A few months ago, the Trump administration decided to engage in the kind of mustache-twirling villainy that would make Snidely Whiplash blush by announcing it would separate families at the border. The backlash was swift and overwhelming, with public opinion and the courts mobilizing to thwart the president.

It was heartening — in what can feel like our dystopian present — to see that taking children away from their parents and locking them up is still considered unacceptable by most Americans.

Most Americans, since according to polls, roughly 27 percent agreed this was a good idea. Judging from the letters to the editor at the Arizona Daily Star that defended the administration’s “zero-tolerance” policy, these people can be (mostly) split into two camps, which I like to call Camp Evil and Camp Evil Lite.

The first group makes the argument that ripping children from their parents as a punishment for crossing the border illegally is one hell of a deterrent, and an effective way to curb illegal crossers.

This position, taken by people inside the administration such as Attorney General Jeff Sessions and adviser Stephen Miller, is monstrous. I shudder to think people like them help run our government (or walk our streets), but at least they’re problem solvers, right?

The second group doesn’t even get grudging respect. These people include Secretary of Homeland Security Kirstjen Nielsen — who said separation wasn’t happening when it was, and even if it were, how dare you ask that question!? — and President Trump, who claimed they were just following the law and his hands were tied.

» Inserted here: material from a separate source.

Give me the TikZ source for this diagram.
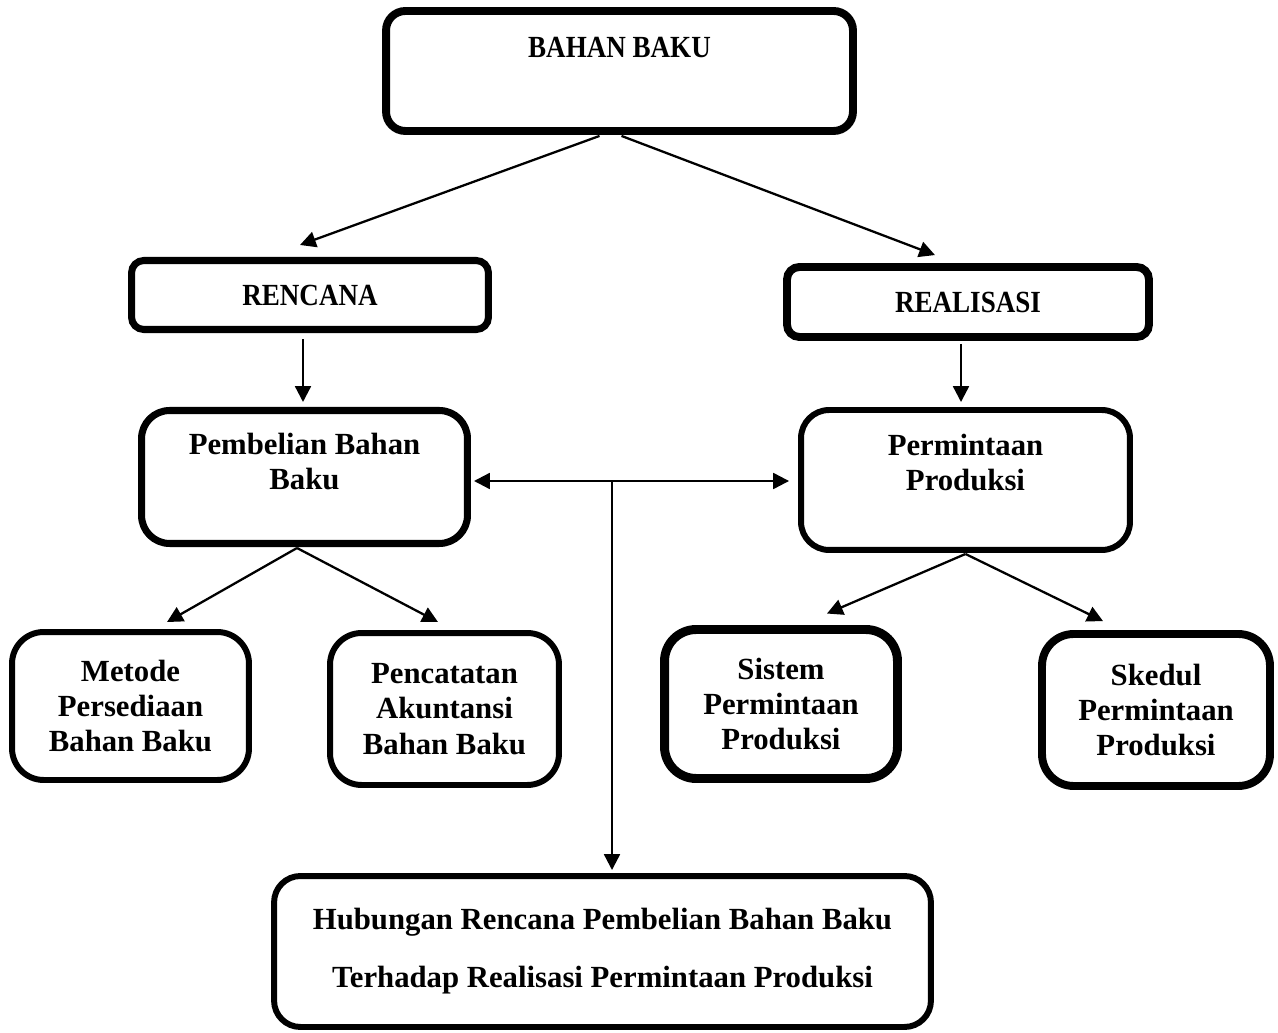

That tortured bit of logic, that once you order your attorney general to start prosecuting everyone who crosses the border illegally, well, then you simply have to take away their children, is disingenuous garbage.

There’s also a third, smaller group, and they may be the best chance to help support real bipartisan solutions, if and when Republican lawmakers ever slip from the thrall of Trump. This group differs with the administration’s tactics but still believes that something must be done about the problem of illegal immigration. And I agree.

To be clear, though, the “problem” of illegal immigration isn’t that we’re being inundated with brown people. It’s that we allow desperate people to take desperate measures — engaging with cartels, crossing endless desert — for a chance to pick our lettuce or slice up our cutlets. It’s that we allow profligate politicians to exploit the issue in their quest for power, more interested in posturing than in meaningful results.

It’s that the U.S. has a need for migrants willing to take on jobs that Americans are not willing to do, yet instead of facing reality and coming up with a viable guest-worker program, we are more than willing to turn a blind eye and let people live in the shadows, ripe for exploitation.

Anti-immigrant elements on the right would have you believe that anyone who is pro-immigration is secretly for open borders, but that’s a straw man argument meant to end discussion.

The U.S. has a right to control its borders and we need to know who is coming into the country and what their intentions are. That is undisputed.

If we start working from the point that border security is important and that we need a worker program that ebbs and flows according to demand (and guards against abuses by dishonest employers), we’re halfway to coming up with smart, comprehensive immigration reform. If we look at the 11 million people who are in the U.S. illegally and realize most of them positively contribute to this country, then a humane, pragmatic response would impose some sort of consequence, while allowing them to stay.

We can also acknowledge that it is our responsibility as a powerful nation to welcome asylum-seekers, but that we need to have the difficult conversation of who we take in, why and how many — but let this come from a principled foundation, not an impulsive policy driven by fear-mongering.

The president has said that immigration is a good issue for Republicans to run on, not because he wants to offer solutions, but because he can win votes by continuing to demonize migrants and promise cruel policies that demean our country in the guise of “get tough” measures.

That kind of cynicism can be overwhelming, but we must face it with optimism. After all, while it feels like we’re farther than ever from true immigration reform, at least we’ve seen that most of us aren’t for keeping children in cages. So, baby steps.